■ **Problem**
Identify all lines below that hold "image" and collect them.

** START Records for this exercise **

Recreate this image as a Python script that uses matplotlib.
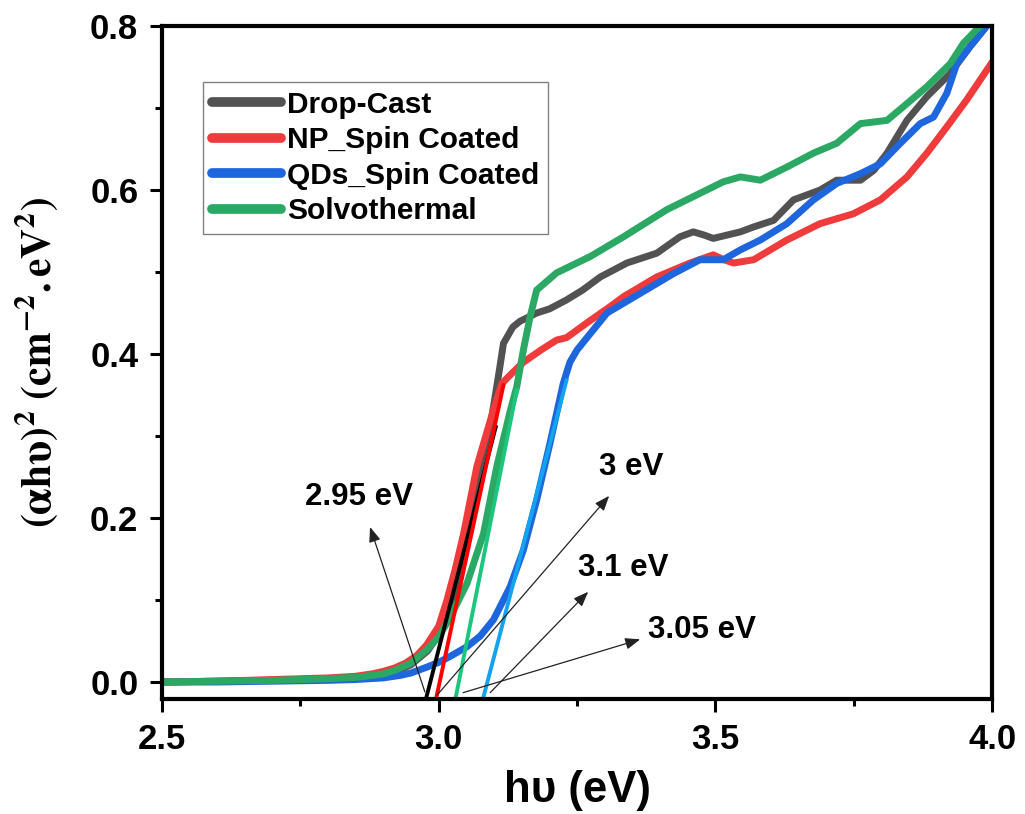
import matplotlib
matplotlib.use('Agg')
import matplotlib.pyplot as plt
from matplotlib.ticker import MultipleLocator

plt.rcParams['font.family'] = ['Liberation Sans', 'DejaVu Sans']
plt.rcParams['mathtext.fontset'] = 'stix'

# ---- data ----
drop_x = [2.50, 2.60, 2.70, 2.80, 2.85, 2.90, 2.93, 2.95, 2.98, 3.00, 3.02, 3.04, 3.06, 3.08, 3.09,
          3.10, 3.11, 3.117, 3.134, 3.147, 3.177, 3.20, 3.231, 3.26, 3.292, 3.34, 3.394, 3.436,
          3.46, 3.48, 3.496, 3.545, 3.569, 3.605, 3.641, 3.689, 3.719, 3.762, 3.786, 3.81,
          3.846, 3.882, 3.924, 3.96, 3.99]
drop_y = [0.000, 0.001, 0.002, 0.004, 0.006, 0.010, 0.015, 0.021, 0.038, 0.058, 0.088, 0.135, 0.200, 0.268, 0.300,
          0.340, 0.382, 0.413, 0.433, 0.440, 0.450, 0.455, 0.466, 0.478, 0.494, 0.511, 0.523, 0.543,
          0.549, 0.545, 0.541, 0.549, 0.555, 0.563, 0.588, 0.600, 0.612, 0.612, 0.624, 0.645,
          0.685, 0.714, 0.742, 0.775, 0.800]

np_x = [2.50, 2.60, 2.70, 2.80, 2.85, 2.88, 2.90, 2.92, 2.94, 2.96, 2.978, 3.00, 3.015, 3.03, 3.045, 3.069,
        3.085, 3.099, 3.114, 3.130, 3.153, 3.185, 3.213, 3.231, 3.274, 3.31, 3.334, 3.394, 3.454,
        3.496, 3.515, 3.533, 3.569, 3.629, 3.689, 3.749, 3.798, 3.846, 3.882, 3.918, 3.954,
        3.99, 4.0]
np_y = [0.000, 0.001, 0.003, 0.005, 0.007, 0.010, 0.013, 0.017, 0.023, 0.032, 0.045, 0.068, 0.100, 0.138, 0.181, 0.263,
        0.300, 0.332, 0.364, 0.375, 0.390, 0.405, 0.417, 0.420, 0.441, 0.458, 0.470, 0.494, 0.511,
        0.521, 0.515, 0.511, 0.515, 0.539, 0.559, 0.571, 0.588, 0.616, 0.645, 0.677, 0.710,
        0.746, 0.756]

qd_x = [2.50, 2.60, 2.70, 2.80, 2.85, 2.90, 2.93, 2.95, 2.978, 3.00, 3.02, 3.051, 3.075, 3.099, 3.129,
        3.153, 3.177, 3.201, 3.225, 3.237, 3.25, 3.274, 3.304, 3.364, 3.424, 3.472, 3.514, 3.545,
        3.581, 3.629, 3.677, 3.719, 3.762, 3.798, 3.834, 3.87, 3.894, 3.918, 3.936, 3.96, 3.99]
qd_y = [0.000, 0.000, 0.001, 0.002, 0.003, 0.005, 0.008, 0.011, 0.018, 0.024, 0.031, 0.043, 0.056, 0.076, 0.116,
        0.161, 0.222, 0.291, 0.364, 0.390, 0.405, 0.425, 0.450, 0.474, 0.498, 0.515, 0.515, 0.527,
        0.539, 0.559, 0.588, 0.608, 0.620, 0.632, 0.657, 0.681, 0.689, 0.718, 0.754, 0.775, 0.800]

solvo_x = [2.50, 2.60, 2.70, 2.80, 2.858, 2.90, 2.92, 2.95, 2.978, 3.00, 3.02, 3.051, 3.081, 3.105,
           3.129, 3.141, 3.153, 3.165, 3.177, 3.213, 3.274, 3.334, 3.412, 3.472, 3.514, 3.545,
           3.581, 3.629, 3.677, 3.719, 3.762, 3.81, 3.84, 3.882, 3.924, 3.948, 3.978]
solvo_y = [0.000, 0.001, 0.002, 0.004, 0.006, 0.010, 0.014, 0.023, 0.039, 0.055, 0.078, 0.120, 0.181, 0.263,
           0.330, 0.360, 0.405, 0.445, 0.478, 0.499, 0.519, 0.543, 0.576, 0.596, 0.610, 0.616,
           0.612, 0.628, 0.645, 0.657, 0.681, 0.685, 0.702, 0.726, 0.754, 0.779, 0.800]

labels = ['Drop-Cast', 'NP_Spin Coated', 'QDs_Spin Coated', 'Solvothermal']
colors = ['#525252', '#EF3B3C', '#1E66DD', '#2BA863']

# linear-fit tangents: (x at start, y at start, x at end, y at end)
tan_x0 = [2.978, 2.996, 3.031, 3.081]
tan_y0 = [-0.018, -0.018, -0.018, -0.018]
tan_x1 = [3.103, 3.117, 3.141, 3.231]
tan_y1 = [0.311, 0.362, 0.356, 0.368]
tan_colors = ['#000000', '#FF0000', '#1DC67E', '#14A3EE']

# band gap annotations: text, text pos, arrow head, arrow tail
gap_text = ['2.95 eV', '3 eV', '3.1 eV', '3.05 eV']
gap_text_xy = [(2.856, 0.226), (3.348, 0.262), (3.333, 0.139), (3.476, 0.063)]
gap_head_xy = [(2.876, 0.189), (3.308, 0.227), (3.270, 0.110), (3.364, 0.052)]
gap_tail_xy = [(2.975, -0.012), (2.997, -0.016), (3.093, -0.013), (3.044, -0.013)]

fig = plt.figure(figsize=(10.25, 8.14), dpi=100)
ax = fig.add_axes([0.158, 0.141, 0.810, 0.827])

series = [(drop_x, drop_y), (np_x, np_y), (qd_x, qd_y), (solvo_x, solvo_y)]
for (xs, ys), lab, c in zip(series, labels, colors):
    ax.plot(xs, ys, color=c, lw=5, label=lab, solid_capstyle='round', solid_joinstyle='round')

for x0, y0, x1, y1, c in zip(tan_x0, tan_y0, tan_x1, tan_y1, tan_colors):
    ax.plot([x0, x1], [y0, y1], color=c, lw=2.8)

for t, txy, hxy, sxy in zip(gap_text, gap_text_xy, gap_head_xy, gap_tail_xy):
    ax.annotate('', xy=hxy, xytext=sxy,
                arrowprops=dict(arrowstyle='-|>,head_length=0.9,head_width=0.35',
                                color='#222222', lw=0.9, shrinkA=0, shrinkB=0))
    ax.text(txy[0], txy[1], t, ha='center', va='center', fontsize=22.5, fontweight='bold')

ax.set_xlim(2.5, 4.0)
ax.set_ylim(-0.021, 0.8)
ax.xaxis.set_major_locator(MultipleLocator(0.5))
ax.xaxis.set_minor_locator(MultipleLocator(0.25))
ax.yaxis.set_major_locator(MultipleLocator(0.2))
ax.yaxis.set_minor_locator(MultipleLocator(0.1))
ax.tick_params(which='major', direction='out', length=9, width=2.2, labelsize=25, pad=8)
ax.tick_params(which='minor', direction='out', length=5, width=2.2)
for lab in ax.get_xticklabels() + ax.get_yticklabels():
    lab.set_fontweight('bold')
for sp in ax.spines.values():
    sp.set_linewidth(3)

ax.set_xlabel('h\u03c5 (eV)', fontsize=31.5, fontweight='bold', labelpad=10)
ax.set_ylabel(r'$\mathbf{(\alpha h\upsilon)^2\ (cm^{-2}.eV^2)}$', fontsize=30, labelpad=22)

leg = ax.legend(loc='upper left', bbox_to_anchor=(0.05, 0.917), borderaxespad=0,
                fancybox=False, framealpha=1, edgecolor='#808080',
                prop={'weight': 'bold', 'size': 21.5}, handlelength=2.3,
                handletextpad=0.2, labelspacing=0.25, borderpad=0.3)
leg.get_frame().set_linewidth(1.0)
for h in leg.get_lines():
    h.set_linewidth(7)

fig.savefig('out.png', dpi=100, facecolor='white')
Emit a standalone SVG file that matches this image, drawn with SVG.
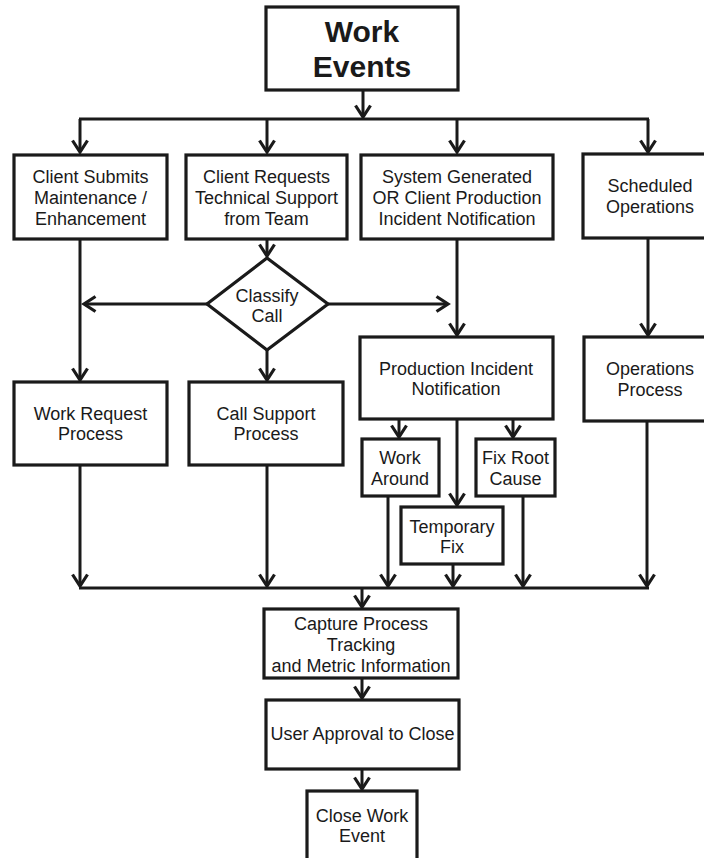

** END Records for this exercise **

■ **Response**
Recreate this image as a Python script that uses matplotlib.
Emit a standalone SVG file that matches this image, drawn with SVG.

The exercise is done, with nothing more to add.